The vaccines will not be required for staff, but Lyons says they are highly recommending it.
In a recent study done by the Medical University of South Carolina, more than 200 MUSC employees were asked if they would “definitely get the vaccine,” and 61% said they would definitely get the vaccine.
Trident Medical Center Spokesperson Kelly Bowen says they are still not sure exactly when the COVID-19 vaccine will be arriving, but they are in the process of setting up walk-through vaccine clinics for staff.
Bowen says they are still waiting to hear from the South Carolina Department of Health and Environmental Control on when they will be receiving the vaccine, but when it comes, they will be ready.

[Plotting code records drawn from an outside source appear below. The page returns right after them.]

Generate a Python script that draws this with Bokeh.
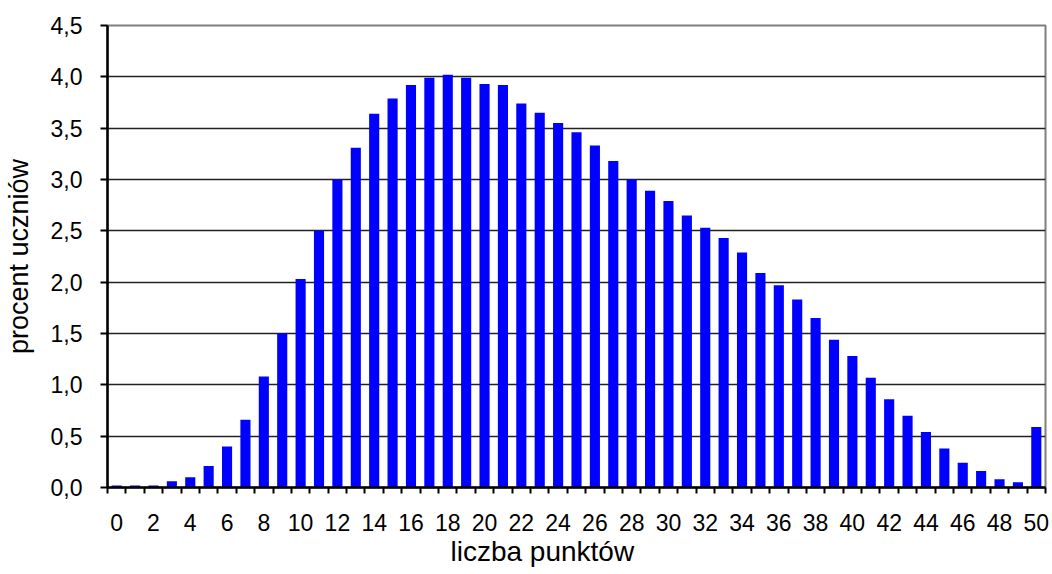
from bokeh.plotting import figure
from bokeh.models import Range1d, FixedTicker, CustomJSTickFormatter, Title
from bokeh.embed import file_html
from bokeh.resources import INLINE

points = list(range(0, 51))
percent = [0.02, 0.02, 0.02, 0.06, 0.10, 0.21, 0.40, 0.66, 1.08, 1.50,
           2.03, 2.50, 3.00, 3.31, 3.64, 3.79, 3.92, 3.99, 4.02, 3.99,
           3.93, 3.92, 3.74, 3.65, 3.55, 3.46, 3.33, 3.18, 3.00, 2.89,
           2.79, 2.65, 2.53, 2.43, 2.29, 2.09, 1.97, 1.83, 1.65, 1.44,
           1.28, 1.07, 0.86, 0.70, 0.54, 0.38, 0.24, 0.16, 0.08, 0.05,
           0.59]
x_label_ticks = list(range(0, 51, 2))
x_boundaries = [i - 0.5 for i in range(0, 52)]
y_ticks = [0, 0.5, 1.0, 1.5, 2.0, 2.5, 3.0, 3.5, 4.0, 4.5]

FONT = "Liberation Sans"

p = figure(width=1052, height=574, output_backend="svg", toolbar_location=None,
           x_range=Range1d(-0.5, 50.5), y_range=Range1d(0, 4.5),
           min_border_left=107, min_border_right=7, min_border_top=25,
           min_border_bottom=87)

p.vbar(x=points, top=percent, width=0.55, color="#0000FF", line_color=None)

p.outline_line_color = "#7f7f7f"
p.outline_line_width = 2

p.xgrid.grid_line_color = None
p.ygrid.ticker = FixedTicker(ticks=y_ticks)
p.ygrid.grid_line_color = "#222222"
p.ygrid.grid_line_width = 1.5

xa = p.xaxis[0]
xa.ticker = FixedTicker(ticks=x_label_ticks, minor_ticks=x_boundaries)
xa.major_tick_line_color = None
xa.major_tick_out = 6
xa.major_tick_in = 0
xa.minor_tick_out = 6
xa.minor_tick_in = 0
xa.minor_tick_line_color = "black"
xa.minor_tick_line_width = 2
xa.axis_line_color = "black"
xa.axis_line_width = 2.5
xa.major_label_text_font = FONT
xa.major_label_text_font_size = "23px"
xa.major_label_text_color = "black"
xa.major_label_standoff = 20

ya = p.yaxis[0]
ya.ticker = FixedTicker(ticks=y_ticks)
ya.formatter = CustomJSTickFormatter(code="return tick.toFixed(1).replace('.', ',');")
ya.major_tick_out = 7
ya.major_tick_in = 0
ya.minor_tick_line_color = None
ya.major_tick_line_color = "black"
ya.major_tick_line_width = 2
ya.axis_line_color = "black"
ya.axis_line_width = 2.5
ya.major_label_text_font = FONT
ya.major_label_text_font_size = "23px"
ya.major_label_text_color = "black"
ya.major_label_standoff = 18
ya.axis_label = "procent uczniów"
ya.axis_label_text_font = FONT
ya.axis_label_text_font_size = "27px"
ya.axis_label_text_font_style = "normal"
ya.axis_label_text_color = "black"
ya.axis_label_standoff = 14

p.add_layout(Title(text="liczba punktów", align="left", offset=343,
                   text_font=FONT, text_font_size="28px",
                   text_font_style="normal", text_color="black",
                   standoff=0), "below")

open("out.html", "w").write(file_html(p, INLINE))
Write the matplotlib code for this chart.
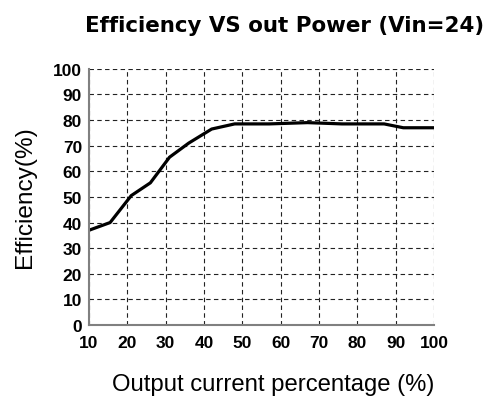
import matplotlib
matplotlib.use('Agg')
import matplotlib.pyplot as plt
import numpy as np

# curve
output_pct = [10, 15.5, 21, 26, 31, 36, 42, 48, 57, 67, 76, 87, 92, 100]
efficiency = [37, 40, 50.5, 55.5, 65.5, 71, 76.5, 78.5, 78.5, 79, 78.5, 78.5, 77, 77]

x_ticks = [10, 20, 30, 40, 50, 60, 70, 80, 90, 100]
y_ticks = [0, 10, 20, 30, 40, 50, 60, 70, 80, 90, 100]

fig = plt.figure(figsize=(4.92, 4.06), dpi=100)
ax = fig.add_axes([0.181, 0.197, 0.701, 0.631])

ax.plot(output_pct, efficiency, color='black', linewidth=2.3, solid_joinstyle='round')

ax.set_xlim(10, 100)
ax.set_ylim(0, 100)
ax.set_xticks(x_ticks)
ax.set_yticks(y_ticks)

# dashed grid, including the top and right edges
ax.grid(True, color='#222222', linestyle=(0, (4, 3)), linewidth=0.8)
ax.spines['top'].set_visible(False)
ax.spines['right'].set_visible(False)
for s in ['left', 'bottom']:
    ax.spines[s].set_color('#808080')
    ax.spines[s].set_linewidth(1.5)
    ax.spines[s].set_zorder(3)

ax.tick_params(axis='y', length=0, pad=5)
ax.tick_params(axis='x', length=0, pad=7)
for lab in ax.get_xticklabels() + ax.get_yticklabels():
    lab.set_fontfamily('Liberation Sans')
    lab.set_fontweight('bold')
    lab.set_fontsize(12.5)

fig.text(0.579, 0.935, 'Efficiency VS out Power (Vin=24)', ha='center', va='center',
         fontsize=15.4, fontweight='bold', family='DejaVu Sans')
fig.text(0.555, 0.052, 'Output current percentage (%)', ha='center', va='center',
         fontsize=17.2, family='Liberation Sans')
fig.text(0.05, 0.514, 'Efficiency(%)', ha='center', va='center', rotation=90,
         fontsize=17.6, family='Liberation Sans')

fig.savefig('out.png', dpi=100)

Staff are putting the final touches on walk-though clinics, and similar to the other hospitals, they will be rolling out the vaccine to staff in phases.
According to DHEC, Phase 1 A, which includes healthcare workers who have the potential for exposure to direct or indirect COVID 19 patients, could last several weeks or even months.
Phase 1 B includes the remaining essential workers, DHEC says.
Trident Medical Center is distributing a COVID-19 treatment called Bamlanivimab, which Bowen says helps reduce hospitalization due to COVID in high risk patients.
As of Monday, more than 50 patients have received the treatment and so far, they have found that the treatment is 96% effective.